What is asked:
Return the lines below exactly, from the first line to the line that contains "6.98, 6.978, 6.977];". Leave out pictures.

"""

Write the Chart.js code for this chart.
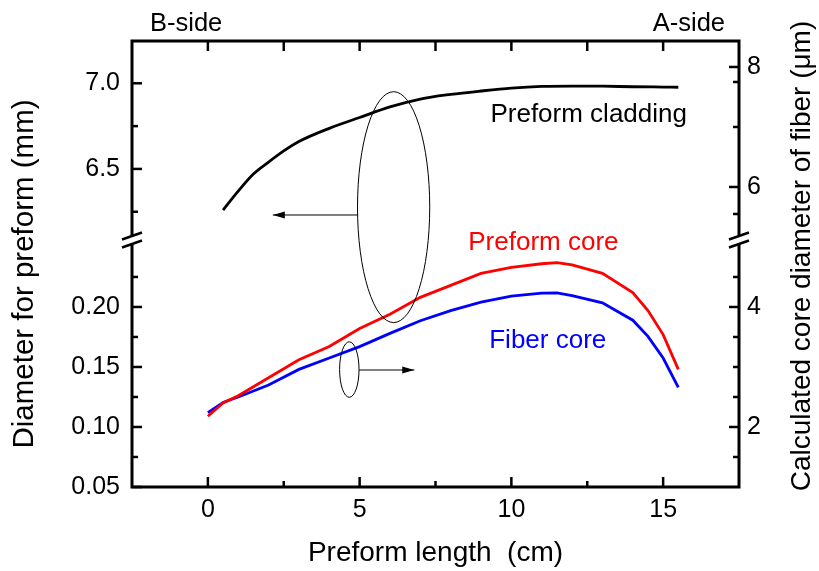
<!DOCTYPE html>
<html>
<head>
<meta charset="utf-8">
<script src="https://cdn.jsdelivr.net/npm/chart.js@4/dist/chart.umd.min.js"></script>
<style>
  html, body { margin: 0; padding: 0; background: #fff; }
  canvas { display: block; }
</style>
</head>
<body>
<canvas id="c" width="819" height="571"></canvas>
<script>
// Position along the preform (cm) for the core measurements
const lengthCm = [0, 0.5, 1, 2, 3, 4, 5, 6, 7, 8, 9, 10, 11, 11.5, 12, 13, 14, 14.5, 15, 15.5];
// Preform core diameter (mm), left lower axis
const preformCoreMm = [0.109, 0.120, 0.126, 0.141, 0.156, 0.167, 0.182, 0.194, 0.208, 0.218, 0.228, 0.233, 0.236, 0.237, 0.235, 0.228, 0.212, 0.197, 0.177, 0.148];
// Calculated fiber core diameter (um), right axis
const fiberCoreUm = [2.24, 2.41, 2.50, 2.70, 2.96, 3.15, 3.34, 3.56, 3.77, 3.94, 4.08, 4.18, 4.23, 4.235, 4.19, 4.07, 3.78, 3.51, 3.15, 2.66];

// Preform cladding diameter (mm), left upper axis
const claddingLengthCm = [0.5, 1, 1.5, 2, 2.5, 3, 4, 5, 6, 7, 8, 9, 10, 11, 12, 13, 14, 15, 15.5];
const claddingMm = [6.26, 6.37, 6.47, 6.54, 6.605, 6.66, 6.737, 6.80, 6.862, 6.908, 6.935, 6.955, 6.972, 6.982, 6.984, 6.983, 6.98, 6.978, 6.977];

// Tick values
const xMajorTicks = [0, 5, 10, 15];
const xMinorTicks = [2.5, 7.5, 12.5];
const xTopTicks = [0, 2.5, 5, 7.5, 10, 12.5, 15];
const claddingMajorTicks = [6.5, 7.0];
const claddingMinorTicks = [6.25, 6.75];
const coreMajorTicks = [0.05, 0.10, 0.15, 0.20];
const coreMinorTicks = [0.075, 0.125, 0.175, 0.225];
const fiberMajorTicks = [2, 4, 6, 8];
const fiberMinorTicks = [1.5, 2.5, 3, 3.5, 4.5, 5.55, 7, 7.75];

const FONT = '"Liberation Sans", Arial, Helvetica, sans-serif';
const tickFont = { family: FONT, size: 25 };

function fixedTicks(values) {
  return scale => { scale.ticks = values.map(v => ({ value: v })); };
}

// Frame, inside ticks, axis breaks, callouts and text
const decorations = {
  id: 'decorations',
  afterDatasetsDraw(chart) {
    const { ctx, chartArea: a, scales } = chart;
    const x = scales.x, yc = scales.yClad, yk = scales.yCore, yf = scales.yFiber;
    const breakY = yk.top;

    ctx.save();
    ctx.strokeStyle = '#000';
    ctx.fillStyle = '#000';

    // frame
    ctx.lineWidth = 3;
    ctx.lineCap = 'square';
    ctx.beginPath();
    ctx.moveTo(a.left, a.top); ctx.lineTo(a.right, a.top);
    ctx.moveTo(a.left, a.bottom); ctx.lineTo(a.right, a.bottom);
    ctx.moveTo(a.left, a.top); ctx.lineTo(a.left, a.bottom);
    ctx.moveTo(a.right, a.top); ctx.lineTo(a.right, a.bottom);
    ctx.stroke();

    // inside ticks
    ctx.lineCap = 'butt';
    ctx.lineWidth = 2.5;
    const seg = (x0, y0, x1, y1) => { ctx.beginPath(); ctx.moveTo(x0, y0); ctx.lineTo(x1, y1); ctx.stroke(); };
    xMajorTicks.forEach(v => { const p = x.getPixelForValue(v); seg(p, a.bottom, p, a.bottom - 10); });
    xMinorTicks.forEach(v => { const p = x.getPixelForValue(v); seg(p, a.bottom, p, a.bottom - 6); });
    xTopTicks.forEach(v => { const p = x.getPixelForValue(v); seg(p, a.top, p, a.top + 10); });
    claddingMajorTicks.forEach(v => { const p = yc.getPixelForValue(v); seg(a.left, p, a.left + 10, p); });
    claddingMinorTicks.forEach(v => { const p = yc.getPixelForValue(v); seg(a.left, p, a.left + 6, p); });
    coreMajorTicks.forEach(v => { const p = yk.getPixelForValue(v); seg(a.left, p, a.left + 10, p); });
    coreMinorTicks.forEach(v => { const p = yk.getPixelForValue(v); seg(a.left, p, a.left + 6, p); });
    fiberMajorTicks.forEach(v => { const p = yf.getPixelForValue(v); seg(a.right, p, a.right - 10, p); });
    fiberMinorTicks.forEach(v => { const p = yf.getPixelForValue(v); seg(a.right, p, a.right - 6, p); });

    // axis breaks
    [a.left, a.right].forEach(cx => {
      ctx.fillStyle = '#fff';
      ctx.fillRect(cx - 3, breakY - 4, 6, 8);
      ctx.lineWidth = 2.5;
      [-4, 4].forEach(d => seg(cx - 10, breakY + d + 3.5, cx + 10, breakY + d - 3.5));
    });
    ctx.fillStyle = '#000';

    // callout ellipses with arrows
    const arrow = (x0, y0, x1, y1) => {
      ctx.lineWidth = 1;
      seg(x0, y0, x1, y1);
      const dir = Math.sign(x1 - x0);
      ctx.beginPath();
      ctx.moveTo(x1, y1);
      ctx.lineTo(x1 - dir * 12, y1 - 3.5);
      ctx.lineTo(x1 - dir * 12, y1 + 3.5);
      ctx.closePath();
      ctx.fill();
    };
    const ellipse = (cxv, rxv, topPx, botPx) => {
      const cx = x.getPixelForValue(cxv);
      const rx = x.getPixelForValue(cxv + rxv) - cx;
      ctx.lineWidth = 1;
      ctx.beginPath();
      ctx.ellipse(cx, (topPx + botPx) / 2, rx, (botPx - topPx) / 2, 0, 0, Math.PI * 2);
      ctx.stroke();
      return { l: cx - rx, r: cx + rx };
    };
    const big = ellipse(6.12, 1.19, yc.getPixelForValue(6.951), yk.getPixelForValue(0.187));
    arrow(big.l, yc.getPixelForValue(6.231), x.getPixelForValue(2.14), yc.getPixelForValue(6.231));
    const small = ellipse(4.66, 0.32, yf.getPixelForValue(3.42), yf.getPixelForValue(2.495));
    arrow(small.r, yf.getPixelForValue(2.95), x.getPixelForValue(6.80), yf.getPixelForValue(2.95));

    // curve labels
    ctx.textBaseline = 'middle';
    ctx.textAlign = 'left';
    ctx.font = `26px ${FONT}`;
    ctx.fillStyle = '#000';
    ctx.fillText('Preform cladding', x.getPixelForValue(9.31), yc.getPixelForValue(6.815));
    ctx.fillStyle = '#ff0000';
    ctx.fillText('Preform core', x.getPixelForValue(8.58), yk.getPixelForValue(0.2533));
    ctx.fillStyle = '#0000ff';
    ctx.fillText('Fiber core', x.getPixelForValue(9.27), yf.getPixelForValue(3.433));

    // end markers above the frame
    ctx.fillStyle = '#000';
    ctx.font = `25.5px ${FONT}`;
    ctx.textAlign = 'left';
    ctx.fillText('B-side', 150, a.top - 17);
    ctx.textAlign = 'right';
    ctx.fillText('A-side', 725, a.top - 17);

    // axis titles
    ctx.font = `28px ${FONT}`;
    ctx.textAlign = 'center';
    ctx.fillText('Preform length  (cm)', (a.left + a.right) / 2, 553);
    ctx.save();
    ctx.translate(802, 256);
    ctx.rotate(-Math.PI / 2);
    ctx.fillText('Calculated core diameter of fiber (\u03bcm)', 0, 0);
    ctx.restore();
    ctx.save();
    ctx.font = `29.5px ${FONT}`;
    ctx.translate(25, 274);
    ctx.rotate(-Math.PI / 2);
    ctx.fillText('Diameter for preform (mm)', 0, 0);
    ctx.restore();

    ctx.restore();
  }
};

const hiddenGrid = { display: false, drawTicks: false };

new Chart(document.getElementById('c'), {
  type: 'line',
  data: {
    datasets: [
      {
        label: 'Preform cladding',
        data: claddingLengthCm.map((v, i) => ({ x: v, y: claddingMm[i] })),
        yAxisID: 'yClad',
        borderColor: '#000000',
        borderWidth: 2.8,
        pointRadius: 0,
        cubicInterpolationMode: 'monotone'
      },
      {
        label: 'Preform core',
        data: lengthCm.map((v, i) => ({ x: v, y: preformCoreMm[i] })),
        yAxisID: 'yCore',
        borderColor: '#ff0000',
        borderWidth: 2.8,
        pointRadius: 0,
        tension: 0
      },
      {
        label: 'Fiber core',
        data: lengthCm.map((v, i) => ({ x: v, y: fiberCoreUm[i] })),
        yAxisID: 'yFiber',
        borderColor: '#0000ff',
        borderWidth: 2.8,
        pointRadius: 0,
        tension: 0
      }
    ]
  },
  options: {
    responsive: false,
    animation: false,
    devicePixelRatio: 1,
    layout: { padding: { top: 41, left: 0, right: 0, bottom: 0 } },
    plugins: { legend: { display: false }, tooltip: { enabled: false } },
    scales: {
      x: {
        type: 'linear', position: 'bottom', min: -2.5, max: 17.5,
        grid: hiddenGrid, border: { display: false },
        ticks: { font: tickFont, color: '#000', padding: 8, autoSkip: false, maxRotation: 0,
                 callback: v => String(v) },
        afterBuildTicks: fixedTicks(xMajorTicks),
        afterFit: s => { s.height = 84; }
      },
      yClad: {
        type: 'linear', position: 'left', stack: 'left', stackWeight: 199, weight: 1,
        min: 6.085, max: 7.247,
        grid: hiddenGrid, border: { display: false },
        ticks: { font: tickFont, color: '#000', padding: 12, autoSkip: false,
                 callback: v => Number(v).toFixed(1) },
        afterBuildTicks: fixedTicks(claddingMajorTicks),
        afterFit: s => { s.width = 132; }
      },
      yCore: {
        type: 'linear', position: 'left', stack: 'left', stackWeight: 247, weight: 0,
        min: 0.05, max: 0.2558,
        grid: hiddenGrid, border: { display: false },
        ticks: { font: tickFont, color: '#000', padding: 12, autoSkip: false,
                 callback: v => Number(v).toFixed(2) },
        afterBuildTicks: fixedTicks(coreMajorTicks),
        afterFit: s => { s.width = 132; }
      },
      yFiber: {
        type: 'linear', position: 'right', min: 1, max: 8.433,
        grid: hiddenGrid, border: { display: false },
        ticks: { font: tickFont, color: '#000', padding: 8, autoSkip: false,
                 callback: v => String(v) },
        afterBuildTicks: fixedTicks(fiberMajorTicks),
        afterFit: s => { s.width = 80; }
      }
    }
  },
  plugins: [decorations]
});
</script>
</body>
</html>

"""

Finished answer:
Write the Chart.js code for this chart.
<!DOCTYPE html>
<html>
<head>
<meta charset="utf-8">
<script src="https://cdn.jsdelivr.net/npm/chart.js@4/dist/chart.umd.min.js"></script>
<style>
  html, body { margin: 0; padding: 0; background: #fff; }
  canvas { display: block; }
</style>
</head>
<body>
<canvas id="c" width="819" height="571"></canvas>
<script>
// Position along the preform (cm) for the core measurements
const lengthCm = [0, 0.5, 1, 2, 3, 4, 5, 6, 7, 8, 9, 10, 11, 11.5, 12, 13, 14, 14.5, 15, 15.5];
// Preform core diameter (mm), left lower axis
const preformCoreMm = [0.109, 0.120, 0.126, 0.141, 0.156, 0.167, 0.182, 0.194, 0.208, 0.218, 0.228, 0.233, 0.236, 0.237, 0.235, 0.228, 0.212, 0.197, 0.177, 0.148];
// Calculated fiber core diameter (um), right axis
const fiberCoreUm = [2.24, 2.41, 2.50, 2.70, 2.96, 3.15, 3.34, 3.56, 3.77, 3.94, 4.08, 4.18, 4.23, 4.235, 4.19, 4.07, 3.78, 3.51, 3.15, 2.66];

// Preform cladding diameter (mm), left upper axis
const claddingLengthCm = [0.5, 1, 1.5, 2, 2.5, 3, 4, 5, 6, 7, 8, 9, 10, 11, 12, 13, 14, 15, 15.5];
const claddingMm = [6.26, 6.37, 6.47, 6.54, 6.605, 6.66, 6.737, 6.80, 6.862, 6.908, 6.935, 6.955, 6.972, 6.982, 6.984, 6.983, 6.98, 6.978, 6.977];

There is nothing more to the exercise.